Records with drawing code
━━━━━━━━

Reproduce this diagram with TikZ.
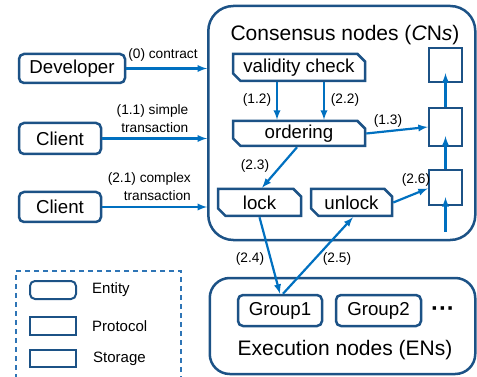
\documentclass[tikz,border=0pt]{standalone}
\usepackage{fontspec}
\setmainfont{Liberation Sans}
\usetikzlibrary{positioning,shapes.misc}
\definecolor{bordc}{RGB}{28,82,134}
\definecolor{arrc}{RGB}{0,112,192}
\definecolor{legc}{RGB}{46,117,182}
\begin{document}
\begin{tikzpicture}[x=10pt,y=-10pt,
    box/.style={draw=bordc,line width=2.5pt,inner sep=0pt,font=\fontsize{18.7}{21}\selectfont},
    entity/.style={box,rounded corners=5pt},
    protocol/.style={box,chamfered rectangle,chamfered rectangle corners={north east,south west},chamfered rectangle xsep=4pt},
    storage/.style={box},
    region/.style={draw=bordc,line width=2.5pt,inner sep=0pt},
    flow/.style={draw=arrc,line width=2.2pt,-latex},
    lab/.style={inner sep=0pt,font=\fontsize{13.7}{18}\selectfont},
    legtext/.style={inner sep=0pt,font=\fontsize{15}{18}\selectfont},
    title/.style={inner sep=0pt,font=\fontsize{21}{24}\selectfont}]
    \useasboundingbox (0,0) rectangle (47.7,37.7);
    \node[region,rounded corners=25pt,minimum width=267pt,minimum height=234pt] (cn) at (34.18,12.3) {};
    \node[region,rounded corners=20pt,minimum width=265.5pt,minimum height=96pt] (en) at (34.25,32.6) {};
    \node[title] (cntitle) at (34.5,3.5) {Consensus nodes (\textit{C}N\textit{s})};
    \node[title] (entitle) at (34.5,35.0) {Execution nodes (ENs)};
    \node[draw=legc,line width=1.3pt,dash pattern=on 5pt off 4pt,minimum width=165pt,minimum height=125pt] (legend) at (9.85,33.35) {};
    \node[entity,minimum width=106pt,minimum height=29pt] (dev) at (7.2,6.85) {Developer};
    \node[entity,minimum width=82pt,minimum height=31pt] (cl1) at (6.0,13.85) {Client};
    \node[entity,minimum width=82pt,minimum height=30pt] (cl2) at (6.0,20.7) {Client};
    \node[protocol,minimum width=132pt,minimum height=27pt] (vc) at (29.9,6.75) {validity check};
    \node[protocol,minimum width=132pt,minimum height=25pt] (ord) at (29.9,13.35) {ordering};
    \node[protocol,minimum width=83pt,minimum height=27pt] (lock) at (25.95,20.25) {lock};
    \node[protocol,minimum width=81pt,minimum height=27pt] (unlock) at (35.15,20.25) {unlock};
    \node[storage,minimum width=33pt,minimum height=34pt] (s1) at (44.55,6.5) {};
    \node[storage,minimum width=33pt,minimum height=38pt] (s2) at (44.55,12.7) {};
    \node[storage,minimum width=33pt,minimum height=35pt] (s3) at (44.55,18.75) {};
    \node[entity,minimum width=84pt,minimum height=31pt] (g1) at (28.0,31.05) {Group1};
    \node[entity,minimum width=85pt,minimum height=31pt] (g2) at (37.85,31.05) {Group2};
    \node[inner sep=0pt,font=\fontsize{24}{26}\selectfont\bfseries] (dots) at (44.3,31.2) {···};
    \coordinate (s3in) at (44.55,23.2);
    \draw[flow] (dev.east) -- (dev.east -| cn.west);
    \draw[flow] (cl1.east) -- (cl1.east -| cn.west);
    \draw[flow] (cl2.east) -- (cl2.east -| cn.west);
    \draw[flow] ([xshift=-22pt]vc.south) -- ([xshift=-22pt]ord.north);
    \draw[flow] ([xshift=25pt]vc.south) -- ([xshift=25pt]ord.north);
    \draw[flow] (ord.east) -- (s2.west);
    \draw[flow] ([xshift=-2pt]ord.south) -- ([xshift=2.5pt]lock.north);
    \draw[flow] (unlock.east) -- ([yshift=-1pt]s3.west);
    \draw[flow] (lock.south) -- (g1.north);
    \draw[flow] ([xshift=3pt]g1.north) -- ([xshift=1.5pt]unlock.south);
    \draw[flow] (s3in) -- ([yshift=9pt]s3.south);
    \draw[flow] (s3.north) -- ([yshift=11pt]s2.south);
    \draw[flow] (s2.north) -- ([yshift=10pt]s1.south);
    \node[lab] (l0) at (16.3,5.5) {(0) contract};
    \node[lab,align=right,anchor=east] (l11) at (18.85,11.9) {(1.1) simple\\transaction};
    \node[lab,align=right,anchor=east] (l21) at (19.1,18.65) {(2.1) complex\\transaction};
    \node[lab] (l12) at (25.7,10.0) {(1.2)};
    \node[lab] (l22) at (34.5,10.0) {(2.2)};
    \node[lab] (l13) at (38.8,12.1) {(1.3)};
    \node[lab] (l23) at (25.5,16.6) {(2.3)};
    \node[lab] (l26) at (41.6,18.0) {(2.6)};
    \node[lab] (l24) at (25.0,25.9) {(2.4)};
    \node[lab] (l25) at (33.7,25.9) {(2.5)};
    \node[entity,line width=2pt,minimum width=46pt,minimum height=18pt] (legent) at (5.3,29.0) {};
    \node[protocol,line width=2pt,minimum width=46pt,minimum height=18pt] (legprot) at (5.3,32.6) {};
    \node[storage,line width=2pt,minimum width=46pt,minimum height=17pt] (legstor) at (5.3,35.85) {};
    \node[legtext,right=15pt of legent] (legentt) {Entity};
    \node[legtext,right=15pt of legprot] (legprott) {Protocol};
    \node[legtext,right=16pt of legstor] (legstort) {Storage};
\end{tikzpicture}
\end{document}
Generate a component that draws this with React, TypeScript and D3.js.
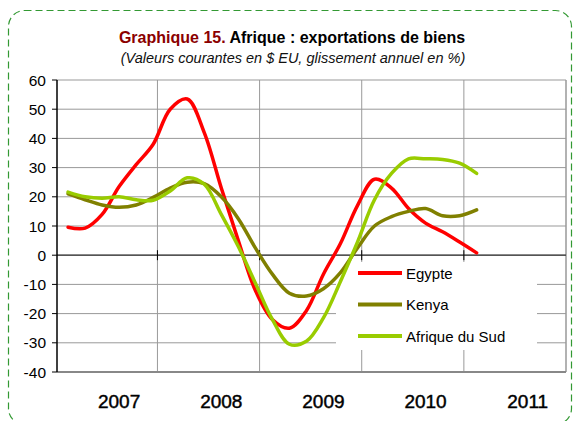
import React from 'react';
import * as d3 from 'd3';

const width = 573;
const height = 421;
const plot = { left: 57, right: 566, top: 80, bottom: 372 };

// sample positions (month index, 0 = first observation)
const months = [0, 2, 4, 6, 8, 10, 12, 14, 16, 18, 20, 22, 24, 26, 28, 30, 32, 34, 36, 38, 40, 42, 44, 46, 48];
const egypte = [9.6, 9.3, 14, 23.5, 31, 38, 50, 53.5, 42, 23, 5, -12, -22, -25, -19, -6.5, 4, 17, 26, 23, 16, 11, 8, 4.5, 0.8];
const kenya = [21, 19, 17.2, 16.4, 17.2, 19.8, 23, 25, 24.5, 20, 12.5, 2.5, -6.5, -13, -14, -11.5, -6, 2.5, 10, 13.2, 15, 16, 13.5, 13.5, 15.5];
const afriqueSud = [21.6, 20, 19.5, 20, 19, 18.8, 22, 26.5, 24.3, 14, 3, -9.5, -22, -30.5, -29.5, -21.5, -9, 4.5, 19, 28, 33, 33, 32.8, 31.5, 28];

const yTicks = [60, 50, 40, 30, 20, 10, 0, -10, -20, -30, -40];
const yearLabels = ['2007', '2008', '2009', '2010', '2011'];
const yearPos = [6, 18, 30, 42, 54];
const yearBounds = [10.5, 22.5, 34.5, 46.5];

const series = [
  { name: 'Egypte', values: egypte, color: '#ff0000' },
  { name: 'Kenya', values: kenya, color: '#808000' },
  { name: 'Afrique du Sud', values: afriqueSud, color: '#99cc00' },
];

const x = d3.scaleLinear().domain([-1.3, 58.5]).range([plot.left, plot.right]);
const y = d3.scaleLinear().domain([-40, 60]).range([plot.bottom, plot.top]);

const line = d3.line<number>()
  .x((d, i) => x(months[i]))
  .y(d => y(d))
  .curve(d3.curveCatmullRom.alpha(0.5));

const legend = { x: 336, y: 262, w: 201, h: 88 };

export default function App() {
  return (
    <svg width={width} height={height} style={{ position: 'absolute', left: 0, top: 0 }} fontFamily="Arial, 'Liberation Sans', sans-serif">
      <rect x={0} y={0} width={width} height={height} fill="#fff" />
      <rect x={8.5} y={10.5} width={563} height={414} rx={16} fill="none" stroke="#339933" strokeWidth={1.2} strokeDasharray="7,4" />

      <text x={292} y={43} textAnchor="middle" fontSize={16} fontWeight="bold">
        <tspan fill="#8b0000">Graphique 15.</tspan>
        <tspan fill="#000"> Afrique : exportations de biens</tspan>
      </text>
      <text x={293} y={63} textAnchor="middle" fontSize={14.5} fontStyle="italic" fill="#111">
        (Valeurs courantes en $ EU, glissement annuel en %)
      </text>

      {/* grid */}
      {yTicks.map(t => (
        <line key={t} x1={plot.left} x2={plot.right} y1={y(t)} y2={y(t)} stroke="#999" strokeWidth={1} />
      ))}
      {yearBounds.map(b => (
        <line key={b} x1={x(b)} x2={x(b)} y1={plot.top} y2={plot.bottom} stroke="#999" strokeWidth={1} />
      ))}
      <line x1={plot.right} x2={plot.right} y1={plot.top} y2={plot.bottom} stroke="#999" strokeWidth={1.5} />
      <line x1={plot.left} x2={plot.right} y1={plot.bottom} y2={plot.bottom} stroke="#888" strokeWidth={2} />

      {/* legend background */}
      <rect x={legend.x} y={legend.y} width={legend.w} height={legend.h} fill="#fff" />

      {/* zero axis */}
      <line x1={plot.left} x2={plot.right} y1={y(0)} y2={y(0)} stroke="#333" strokeWidth={1.3} />
      {yearBounds.map(b => (
        <line key={b} x1={x(b)} x2={x(b)} y1={y(0) - 5} y2={y(0) + 5} stroke="#000" strokeWidth={1} />
      ))}

      {/* y axis */}
      <line x1={plot.left} x2={plot.left} y1={plot.top} y2={plot.bottom} stroke="#000" strokeWidth={1.5} />
      {yTicks.map(t => (
        <g key={t}>
          <line x1={plot.left - 5} x2={plot.left} y1={y(t)} y2={y(t)} stroke="#000" strokeWidth={1} />
          <text x={46} y={y(t) + 5.5} textAnchor="end" fontSize={15.5} fill="#000">{t}</text>
        </g>
      ))}

      {yearLabels.map((l, i) => (
        <text key={l} x={x(yearPos[i])} y={408} textAnchor="middle" fontSize={19}
          fontFamily="'Liberation Sans Narrow', 'Arial Narrow', sans-serif" fill="#000"
          stroke="#000" strokeWidth={0.45}>{l}</text>
      ))}

      {series.map(s => (
        <path key={s.name} d={line(s.values) || ''} fill="none" stroke={s.color} strokeWidth={3.5} strokeLinecap="round" strokeLinejoin="round" />
      ))}

      {series.map((s, i) => {
        const ly = 273 + i * 31.5;
        return (
          <g key={s.name}>
            <line x1={358} x2={402} y1={ly} y2={ly} stroke={s.color} strokeWidth={4} />
            <text x={406} y={ly + 5.5} fontSize={15} fill="#000">{s.name}</text>
          </g>
        );
      })}
    </svg>
  );
}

━━━━━━━━

**Description of the task:** Could you quote, word for word, only the lines from the one containing "Generate a component" through the one containing "80, bottom: 372", both included, and leave out any pictures?

**Reply:**
Generate a component that draws this with React, TypeScript and D3.js.
import React from 'react';
import * as d3 from 'd3';

const width = 573;
const height = 421;
const plot = { left: 57, right: 566, top: 80, bottom: 372 };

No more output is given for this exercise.